Furniture for Man
Alessandro Mendini
Over a period of approximately ten years I designed and created a series of nine figures in Bisazza gold mosaic tesserae. I called them Furniture for Man. They are all placed on parallelepiped bases made of rough galvanized sheet metal, serving as cabinets. These items of furniture feature nine elements which symbolize or describe contemporary man: his face, a glove, an elegant shoe, an evening jacket, a neoclassical teacup, a bedside lamp, a manager’s briefcase, a Borsalino hat and a star.
What makes them unique is their gigantic proportions. They’re not normal, but exponentially oversized. They are macro-sized objects. They are gigantic, out- of-scale creations which represent in part the decomposition, the breaking down, of bourgeois man, a giant character transformed into a collage. Deconstruction and reconstruction of contemporary man as a monument to the norm. A series of fragments of his body, elevated to fetish status, clothes and items, evocative of emotions and distant rooms. Deviant dimensions, a game of pursuit of size, of nonexistent relationships and behaviour, played out in a mysterious golden aura which expands and reflects on isolated, solitary items of a man who has become the symbol of himself.

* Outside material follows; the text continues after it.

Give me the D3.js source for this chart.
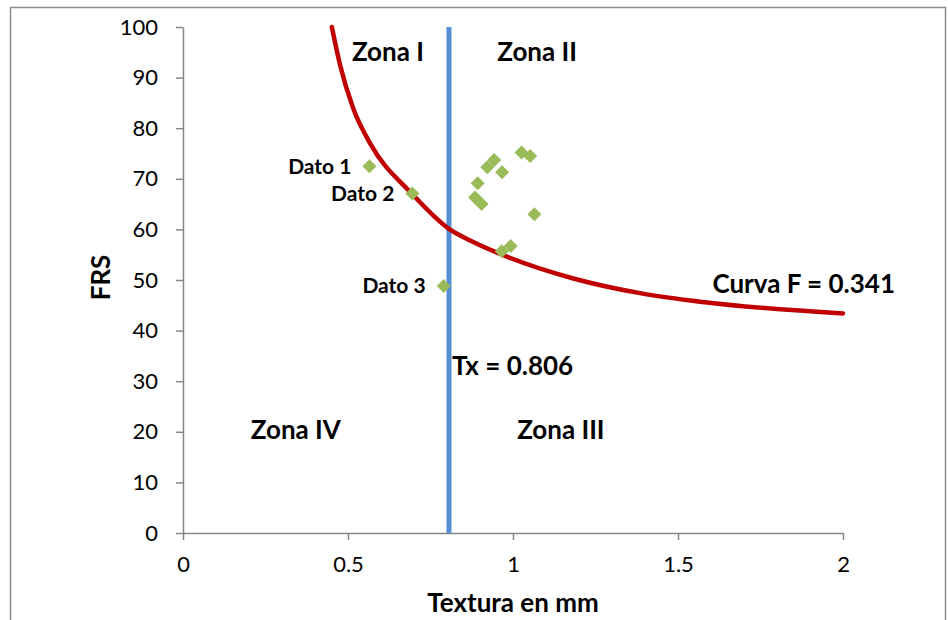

Self-contemplation and self-description, a tribute also to the pictorial macro-miniatures of Domenico Gnoli. Metaphysical? Man is under analysis, a magnifying glass blows him up and coldly puts him under the spotlight: as a thing and a psyche. And while objects assume gigantic proportions, the rooms containing them become tiny, in a disconcerting series of meanings. The balance is broken, all proportion is lost, vertigo takes over, size has disappeared, these classic residual traces of mental man have become merely a game, a trompe-l’oeil: little and large, huge and the opposite.